Hui focuses on driving regional Māori economy
A series of community hui on the development of a strong and sustainable Māori economy in the greater Wellington region will conclude in Plimmerton today ahead of next year developing an economic strategy and action plan designed to boost the economic and social well-being of Māori in the region.
The process, known as Ruruku, has so far comprised four hui (workshops) in Te Awakairangi (Hutt Valley), Whakaoriori (Masterton), Pōneke (Wellington) and Wairarapa ki te Tonga (south Wairarapa). As a consequence there is an ongoing conversation with Maori on economic challenges and opportunities. The work is being driven by Greater Wellington Regional Council's Wellington Regional Strategy Office alongside Ara Tahi, , Greater Wellington's mana whenua partnership forum.
"This will help shape a vision for Māori development and contribute to the creation of a Māori Economic Development Strategy and action plan for Te Upoko o Te Ika a Māui," says Greater Wellington Regional Council Chair, Daran Ponter.
"We've focused on engaging with Māori communities of any age, background and interest, however there is a focus on rangatahi and Māori businesses as they will make a real and lasting contribution to driving the Māori economy in the future."
The initiative has come from Ara Tahi, with the support of a group from Victoria University of Wellington Business School.
"In our Plimmerton session, Nga Mahi a Maui, we have an exciting line-up of successful Māori business operators wanting to share their experiences and networks to build and better enable business success."
The strategy and action plan provides a point of co-ordination for the already significant economic activity underway at local, regional, iwi and organisation levels, and will be a vehicle for enhancing or developing new ideas and collaboration.

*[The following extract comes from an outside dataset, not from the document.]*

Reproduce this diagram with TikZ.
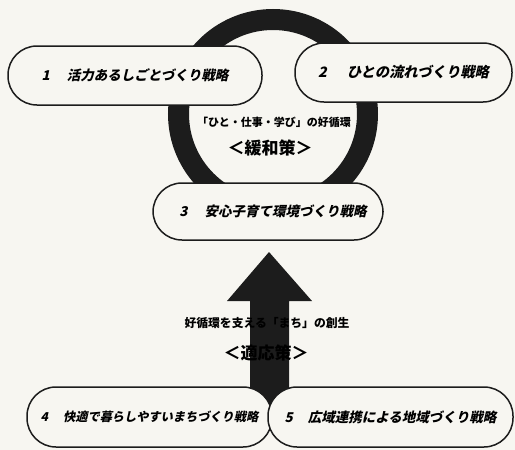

"The way forward will be focussed on supporting greater self-determination for Māori in realising positive economic and financial outcomes, and will highlight what is needed to ensure successful implementation of the great ideas that are emerging from discussions," says Cr Ponter.
Māori wanting to get involved in the development of the strategy and action plan should visit ruruku.org.nz to find background information on the project and an interactive forum through which to post ideas.
Information and perspectives drawn from the hui and online engagement will be considered in the development of a first draft of the strategy, which will be available in early March 2020.
"At that point we will have a draft for consultation, and we look forward to taking it to the Māori communities throughout the rohe," says Cr Ponter.